The Correct Option is A

Step 1: Understanding the Concept:
The magnetic field at the center of a single circular loop of radius \( r \) carrying current \( I \) is given by \( B = \frac{\mu_0 I}{2r} \).
For a spiral coil, we treat it as a collection of infinitesimal concentric loops and integrate their contributions.
Step 2: Key Formula or Approach:
Number of turns per unit radial thickness is \( n = \frac{N}{b-a} \).
For a small radial element \( dr \) at distance \( r \) from the center, the number of turns is \( dN = n \, dr = \frac{N}{b-a} dr \).

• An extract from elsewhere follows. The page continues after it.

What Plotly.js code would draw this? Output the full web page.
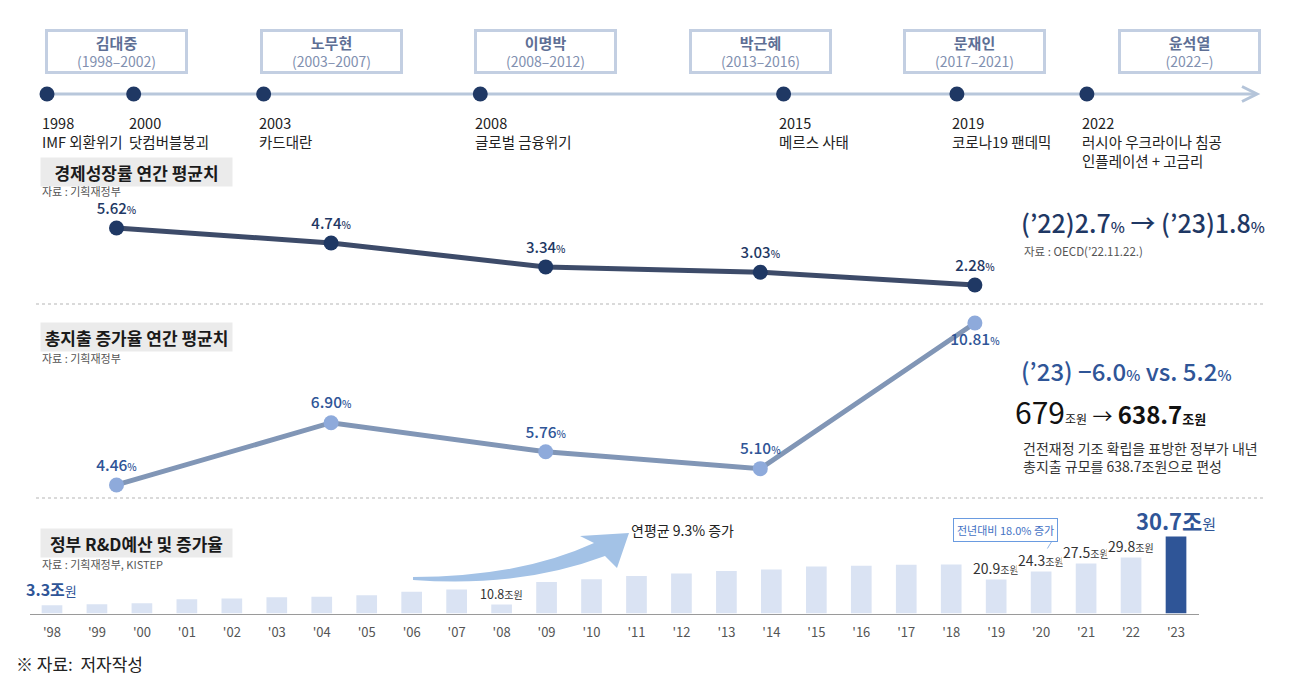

Step 3: Detailed Explanation:
The infinitesimal magnetic field \( dB \) at the center due to the turns in width \( dr \) is:
\[ dB = \frac{\mu_0 (dN) I}{2r} = \frac{\mu_0 I}{2r} \left( \frac{N}{b-a} dr \right) \]
Total magnetic field \( B \) is obtained by integrating from \( r = a \) to \( r = b \):
\[ B = \int_a^b \frac{\mu_0 NI}{2(b-a)} \frac{1}{r} dr \]
\[ B = \frac{\mu_0 NI}{2(b-a)} \int_a^b \frac{1}{r} dr \]
\[ B = \frac{\mu_0 NI}{2(b-a)} \left[ \ln r \right]_a^b \]
\[ B = \frac{\mu_0 NI}{2(b-a)} (\ln b - \ln a) = \frac{\mu_0 NI}{2(b-a)} \ln \left( \frac{b}{a} \right) \]
Step 4: Final Answer:
The magnetic field at the center is \(\frac{\mu_0 IN}{2(b - a)} \log_e \left(\frac{b}{a}\right)\).